>> START Supplied entries

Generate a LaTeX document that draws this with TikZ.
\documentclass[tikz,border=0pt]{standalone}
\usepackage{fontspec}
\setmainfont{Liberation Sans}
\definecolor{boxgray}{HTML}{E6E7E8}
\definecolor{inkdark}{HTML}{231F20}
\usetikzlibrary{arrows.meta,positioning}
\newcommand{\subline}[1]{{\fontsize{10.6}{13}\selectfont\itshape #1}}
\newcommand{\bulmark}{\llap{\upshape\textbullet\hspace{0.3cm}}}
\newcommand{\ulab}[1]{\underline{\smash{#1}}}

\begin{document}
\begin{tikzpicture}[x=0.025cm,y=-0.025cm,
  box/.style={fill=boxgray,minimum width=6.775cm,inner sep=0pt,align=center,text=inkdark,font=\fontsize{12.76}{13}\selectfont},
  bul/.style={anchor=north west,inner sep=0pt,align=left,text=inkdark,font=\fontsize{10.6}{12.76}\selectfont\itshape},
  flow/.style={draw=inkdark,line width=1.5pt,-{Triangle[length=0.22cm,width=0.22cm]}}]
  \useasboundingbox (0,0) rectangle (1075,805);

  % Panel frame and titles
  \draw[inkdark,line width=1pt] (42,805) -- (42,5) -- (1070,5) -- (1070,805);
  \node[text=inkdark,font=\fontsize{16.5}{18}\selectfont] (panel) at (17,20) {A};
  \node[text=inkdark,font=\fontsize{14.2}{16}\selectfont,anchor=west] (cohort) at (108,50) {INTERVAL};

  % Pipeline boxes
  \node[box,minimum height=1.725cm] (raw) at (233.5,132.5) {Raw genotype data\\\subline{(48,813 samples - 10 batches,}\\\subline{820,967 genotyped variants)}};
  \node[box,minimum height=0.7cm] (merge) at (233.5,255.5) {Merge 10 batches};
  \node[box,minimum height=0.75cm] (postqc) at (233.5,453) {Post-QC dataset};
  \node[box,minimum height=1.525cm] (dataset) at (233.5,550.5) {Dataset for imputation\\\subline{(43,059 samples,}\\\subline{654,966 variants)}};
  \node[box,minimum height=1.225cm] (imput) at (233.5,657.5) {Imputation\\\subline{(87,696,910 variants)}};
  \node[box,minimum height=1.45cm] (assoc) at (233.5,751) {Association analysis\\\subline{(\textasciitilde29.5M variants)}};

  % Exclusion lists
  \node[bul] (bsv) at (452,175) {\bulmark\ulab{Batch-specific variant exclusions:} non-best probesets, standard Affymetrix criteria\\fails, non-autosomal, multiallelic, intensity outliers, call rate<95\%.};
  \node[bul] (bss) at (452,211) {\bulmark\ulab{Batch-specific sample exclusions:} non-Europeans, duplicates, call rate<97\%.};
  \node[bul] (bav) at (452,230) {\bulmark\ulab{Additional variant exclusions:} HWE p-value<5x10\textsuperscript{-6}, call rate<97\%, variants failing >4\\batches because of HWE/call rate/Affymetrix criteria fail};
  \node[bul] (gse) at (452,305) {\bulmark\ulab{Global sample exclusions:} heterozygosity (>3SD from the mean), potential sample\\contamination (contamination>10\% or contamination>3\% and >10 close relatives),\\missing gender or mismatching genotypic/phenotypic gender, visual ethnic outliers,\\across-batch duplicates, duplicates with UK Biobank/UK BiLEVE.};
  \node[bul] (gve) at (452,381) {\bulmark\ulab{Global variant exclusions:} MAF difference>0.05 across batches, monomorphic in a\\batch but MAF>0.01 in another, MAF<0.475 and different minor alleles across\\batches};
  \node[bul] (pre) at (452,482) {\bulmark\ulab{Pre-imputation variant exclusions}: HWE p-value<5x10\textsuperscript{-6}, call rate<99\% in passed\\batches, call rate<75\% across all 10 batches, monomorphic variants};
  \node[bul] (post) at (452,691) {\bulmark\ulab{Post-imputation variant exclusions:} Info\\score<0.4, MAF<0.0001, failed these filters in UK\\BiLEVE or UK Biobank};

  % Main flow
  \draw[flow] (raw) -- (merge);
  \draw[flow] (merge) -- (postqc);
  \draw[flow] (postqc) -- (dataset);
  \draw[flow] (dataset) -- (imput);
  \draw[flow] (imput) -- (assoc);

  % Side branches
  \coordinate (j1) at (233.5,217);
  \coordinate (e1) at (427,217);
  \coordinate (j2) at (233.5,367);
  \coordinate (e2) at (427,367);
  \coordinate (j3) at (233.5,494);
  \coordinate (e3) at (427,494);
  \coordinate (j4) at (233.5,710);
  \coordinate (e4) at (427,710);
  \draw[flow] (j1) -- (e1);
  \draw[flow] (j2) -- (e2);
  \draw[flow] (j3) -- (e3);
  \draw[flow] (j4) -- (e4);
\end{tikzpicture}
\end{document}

>> END Supplied entries
>> START Supplied entries

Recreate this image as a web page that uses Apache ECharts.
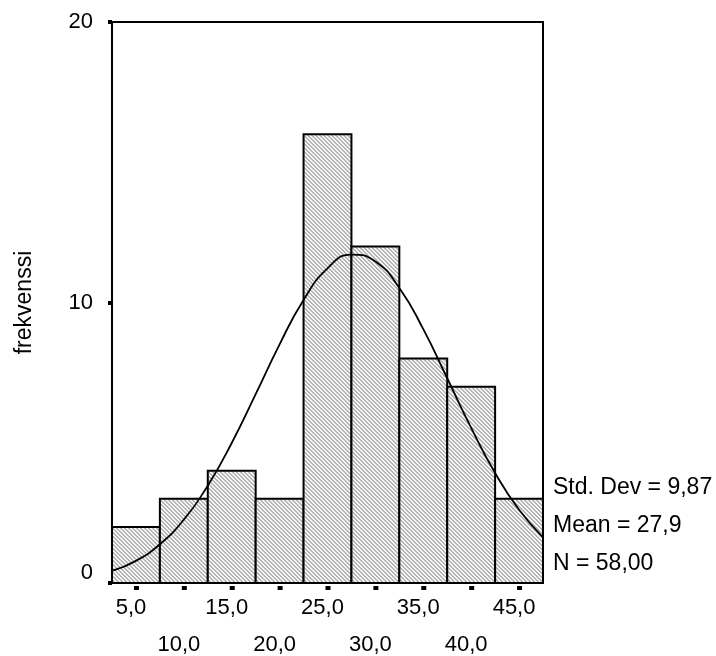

>> END Supplied entries

Output the section opening with the line that has "Generate a LaTeX" and closing with the line that has "(0,0) rectangle (1075,805);". Keep both end lines and leave out the rest.

Generate a LaTeX document that draws this with TikZ.
\documentclass[tikz,border=0pt]{standalone}
\usepackage{fontspec}
\setmainfont{Liberation Sans}
\definecolor{boxgray}{HTML}{E6E7E8}
\definecolor{inkdark}{HTML}{231F20}
\usetikzlibrary{arrows.meta,positioning}
\newcommand{\subline}[1]{{\fontsize{10.6}{13}\selectfont\itshape #1}}
\newcommand{\bulmark}{\llap{\upshape\textbullet\hspace{0.3cm}}}
\newcommand{\ulab}[1]{\underline{\smash{#1}}}

\begin{document}
\begin{tikzpicture}[x=0.025cm,y=-0.025cm,
  box/.style={fill=boxgray,minimum width=6.775cm,inner sep=0pt,align=center,text=inkdark,font=\fontsize{12.76}{13}\selectfont},
  bul/.style={anchor=north west,inner sep=0pt,align=left,text=inkdark,font=\fontsize{10.6}{12.76}\selectfont\itshape},
  flow/.style={draw=inkdark,line width=1.5pt,-{Triangle[length=0.22cm,width=0.22cm]}}]
  \useasboundingbox (0,0) rectangle (1075,805);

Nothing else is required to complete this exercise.